Roanoke Man Sentenced For Bank, Wire Frauds
Ahmad Al-Mikdadi To Serve To Prison Time
ROANOKE, VIRGINIA -- A local man, who pled guilty in August 2011 to charges of making false statements, bank fraud and wire fraud, was sentenced this morning in the United States District Court for the Western District of Virginia.
Ahmad Abedallah Al-Mikdadi, 42, of Roanoke, Va., previously pled guilty to one count of bank fraud, one count of wire fraud and one count of making a material false statement to influence financial institutions.
This morning in District Court, Mikdadi was sentenced to twelve months and one day of federal incarceration to be followed by three years of supervised release. The defendant was also ordered to pay $67,762.79 in restitution.

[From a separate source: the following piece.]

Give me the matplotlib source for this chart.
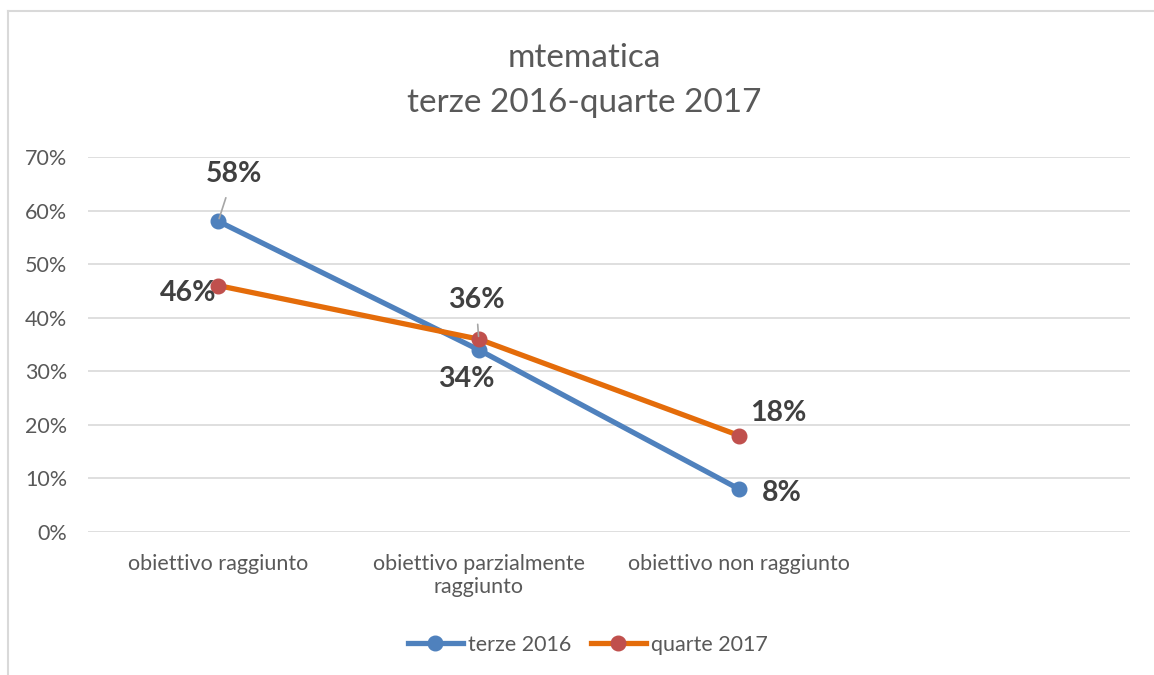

“The investigation and prosecution of financial fraud is one of the highest priorities of the Department of Justice,” United States Attorney Timothy J. Heaphy said today. “Mr. Al-Mikdadi committed various acts of fraud against several financial institutions in an attempt to enrich himself. This case demonstrates our commitment to fraud enforcement, and the sentence imposed on this defendant demonstrates that fraud doesn’t pay in this District.”
In August, Al-Mikdadi admitted to obtaining a credit card based on false information as to his income and resources and fraudulent use of various credit cards. Beginning in March 2009, the defendant made charges and cash withdrawals against credit cards for which he had no ability or intention to pay in a scheme known as a “bust-out” scheme. Mikdadi rapidly ran up charges and lulled the creditors into inactivity by phone calls, and by payments on the credit cards with insufficient fund checks and checks drawn on closed or nonexistent accounts. The charges made by Al-Mikdadi included, but were not limited to, the purchases of airline tickets that were not for his travel which he sold for cash and cash advances.
The investigation of the case was conducted by the Federal Bureau of Investigation. Assistant United States Attorney Joseph Mott prosecuted the case for the United States.